Angesichts der schweren Unruhen im französischen Überseegebiet Neukaledonien will Frankreichs Präsident Macron eine umstrittene Reform zunächst zurückhalten.
Neukaledonien-Krise
Während seines Besuchs würden Entscheidungen getroffen und Ankündigungen gemacht, versprach Macron. - Ludovic Marin/AFP Pool via AP/dpa

Die von Paris geplante Verfassungsänderung sollte Tausenden französischstämmigen Bewohnern der Inselgruppe im Südpazifik das Wahlrecht einräumen und hatte Proteste ausgelöst. «Ich habe mich dazu verpflichtet, dass diese Reform derzeit im aktuellen Kontext nicht in Kraft tritt», sagte Macron nach langen Gesprächen mit politischen Verantwortlichen in der Inselhauptstadt Nouméa am Donnerstag. Man wolle sich einige Wochen Zeit geben, damit die Situation sich beruhige und politische Gespräche wieder aufgenommen werden könnten. Die Reform sei politisch aber legitim.

Macron forderte von den politischen Kräften vor Ort, in den kommenden Stunden und Tagen zu einem Ende der Blockaden aufzurufen. «Der Weg in die Zukunft ist von der Glut blockiert.» Anschliessend solle der aktuell geltende Ausnahmezustand aufgehoben werden und der politische Dialog wieder beginnen. In einem Monat wolle er dann erneut auf die Situation schauen und Entscheidungen treffen.

Im Kern dreht sich der Konflikt um das Verhältnis des etwa 1500 Kilometer östlich von Australien gelegenen Archipels zu Frankreich. Die Inselgruppe geniesst weitgehende Autonomie. Bei drei Volksabstimmungen 2018, 2020 und 2021 stimmten die Bewohner der ehemaligen französischen Kolonie für einen Verbleib bei Frankreich. Seit dem letzten, von den Separatisten boykottierten Votum, stocken jedoch die Gespräche über einen neuen Status. Eigentlich sollte dieser bereits bis zum vergangenen Juni gefunden sein. Für Frankreich ist Neukaledonien vor allem militärisch und geopolitisch sowie wegen grosser Nickelvorkommen von Bedeutung.

Umfassende Einigung über die Wählerschaft

Macron betonte nun, sein Ziel sei es, dass eine umfassende Einigung über die Wählerschaft, die Staatsbürgerschaft, einen neuen Sozialvertrag, die Kräfteverteilung und die wirtschaftliche Zukunft gefunden werden solle. Es müsse nun Vertrauen zwischen den Dialogpartnern wiedergefunden werden. Derzeit gebe es keine gemeinsame Zukunftsvision zwischen Loyalisten und Unabhängigkeitsbefürwortern auf der Inselgruppe. Der Staatschef mahnte: «Unsere kollektive Verantwortung ist immens.»

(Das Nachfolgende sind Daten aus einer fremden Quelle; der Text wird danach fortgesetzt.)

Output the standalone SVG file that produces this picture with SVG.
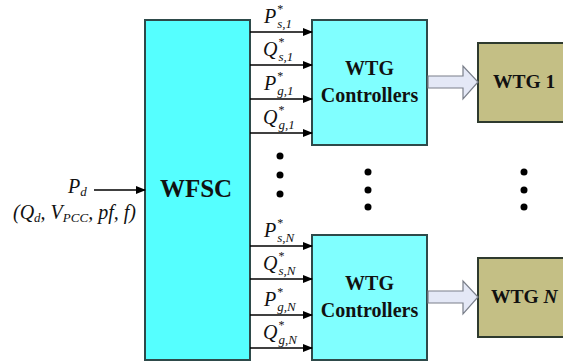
<svg xmlns="http://www.w3.org/2000/svg" width="563" height="363" viewBox="0 0 563 363" font-family="'Liberation Serif','Times New Roman','DejaVu Serif',serif">
<defs>
<marker id="ah" markerWidth="10" markerHeight="8" refX="9" refY="4" orient="auto" markerUnits="userSpaceOnUse">
<path d="M0,0 L10,4 L0,8 Z" fill="#000"/>
</marker>
<style>
text{font-family:'Liberation Serif','Times New Roman','DejaVu Serif',serif}
.cy{fill:#55FFFF;stroke:#2E4A4A;stroke-width:2}
.cy2{fill:#80FFFF;stroke:#2E4A4A;stroke-width:2}
.ol{fill:#C4BF85;stroke:#2E3A2E;stroke-width:2}
.ln{stroke:#000;stroke-width:1.6;fill:none}
.big{font-weight:bold;fill:#111}
.it{font-style:italic;font-size:20px;fill:#111}
.sub{font-size:13px}
.st{font-style:normal;font-size:12px}
.hol{fill:#E4E8F6;stroke:#7A7F8A;stroke-width:1.2}
</style>
</defs>
<rect width="563" height="363" fill="#fff"/>
<g id="wfsc">
<rect class="cy" x="145" y="20" width="105" height="340"/>
<text class="big" x="196" y="197" font-size="25" text-anchor="middle">WFSC</text>
</g>
<g id="ctrl1">
<rect class="cy2" x="312" y="20" width="115" height="125"/>
<text class="big" x="369.5" y="75" font-size="20" text-anchor="middle">WTG</text>
<text class="big" x="369.5" y="102" font-size="20" text-anchor="middle">Controllers</text>
</g>
<g id="ctrlN">
<rect class="cy2" x="312" y="235" width="115" height="125"/>
<text class="big" x="369.5" y="290" font-size="20" text-anchor="middle">WTG</text>
<text class="big" x="369.5" y="317" font-size="20" text-anchor="middle">Controllers</text>
</g>
<g id="wtg1">
<rect class="ol" x="478" y="43" width="90" height="79"/>
<text class="big" x="493" y="88" font-size="19.5">WTG 1</text>
</g>
<g id="wtgN">
<rect class="ol" x="478" y="258" width="90" height="79"/>
<text class="big" x="491" y="303" font-size="19.5">WTG <tspan font-style="italic">N</tspan></text>
</g>
<g id="connectors">
<line class="ln" x1="94" y1="190" x2="145" y2="190" marker-end="url(#ah)"/>
<line class="ln" x1="250" y1="32" x2="312" y2="32" marker-end="url(#ah)"/>
<line class="ln" x1="250" y1="65" x2="312" y2="65" marker-end="url(#ah)"/>
<line class="ln" x1="250" y1="99" x2="312" y2="99" marker-end="url(#ah)"/>
<line class="ln" x1="250" y1="133" x2="312" y2="133" marker-end="url(#ah)"/>
<line class="ln" x1="250" y1="246" x2="312" y2="246" marker-end="url(#ah)"/>
<line class="ln" x1="250" y1="279" x2="312" y2="279" marker-end="url(#ah)"/>
<line class="ln" x1="250" y1="315" x2="312" y2="315" marker-end="url(#ah)"/>
<line class="ln" x1="250" y1="348" x2="312" y2="348" marker-end="url(#ah)"/>
<path class="hol" d="M428,76 L463,76 L463,66 L478,82 L463,99 L463,88 L428,88 Z"/>
<path class="hol" d="M428,291 L463,291 L463,281 L478,297 L463,314 L463,303 L428,303 Z"/>
</g>
<g id="labels">
<text class="it" x="68" y="193">P<tspan class="sub" dy="3">d</tspan></text>
<text class="it" x="13" y="219" font-size="18">(Q<tspan class="sub" dy="3">d</tspan><tspan dy="-3">, V</tspan><tspan class="sub" dy="3">PCC</tspan><tspan dy="-3">, pf, f)</tspan></text>
<text class="it" x="264" y="23">P<tspan class="st" dx="1" dy="-10">*</tspan><tspan class="sub" dx="-6" dy="14.5">s,1</tspan></text>
<text class="it" x="263" y="56">Q<tspan class="st" dx="1" dy="-10">*</tspan><tspan class="sub" dx="-6" dy="14.5">s,1</tspan></text>
<text class="it" x="264" y="90">P<tspan class="st" dx="1" dy="-10">*</tspan><tspan class="sub" dx="-6" dy="14.5">g,1</tspan></text>
<text class="it" x="263" y="124">Q<tspan class="st" dx="1" dy="-10">*</tspan><tspan class="sub" dx="-6" dy="14.5">g,1</tspan></text>
<text class="it" x="264" y="237">P<tspan class="st" dx="1" dy="-10">*</tspan><tspan class="sub" dx="-6" dy="14.5">s,N</tspan></text>
<text class="it" x="263" y="270">Q<tspan class="st" dx="1" dy="-10">*</tspan><tspan class="sub" dx="-6" dy="14.5">s,N</tspan></text>
<text class="it" x="264" y="306">P<tspan class="st" dx="1" dy="-10">*</tspan><tspan class="sub" dx="-6" dy="14.5">g,N</tspan></text>
<text class="it" x="263" y="339">Q<tspan class="st" dx="1" dy="-10">*</tspan><tspan class="sub" dx="-6" dy="14.5">g,N</tspan></text>
</g>
<g id="dots" fill="#000">
<circle cx="280" cy="156" r="3.5"/><circle cx="280" cy="175" r="3.5"/><circle cx="280" cy="194" r="3.5"/>
<circle cx="368" cy="172" r="3.5"/><circle cx="368" cy="190" r="3.5"/><circle cx="368" cy="207" r="3.5"/>
<circle cx="524" cy="172" r="3.5"/><circle cx="524" cy="190" r="3.5"/><circle cx="524" cy="207" r="3.5"/>
</g>
</svg>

Bei den Krawallen, die vor mehr als einer Woche begannen, wurden zahlreiche Geschäfte zerstört und geplündert. Der Flughafen von Nouméa ist weiterhin für alle kommerziellen Flüge geschlossen. Frankreich entsandte zusätzliche Sicherheitskräfte auf die Inselgruppe. Diese würden so lange wie nötig in Neukaledonien bleiben, sagte Macron. Inzwischen hat sich die Lage etwas beruhigt. Der Sender 1ère Nouvelle-Calédonie zitierte aber einen Lokalpolitiker mit den Worten, dass sich die Situation auch jederzeit wieder verschlimmern könne. «Es herrscht ein unbeschreibliches Chaos», sagte er.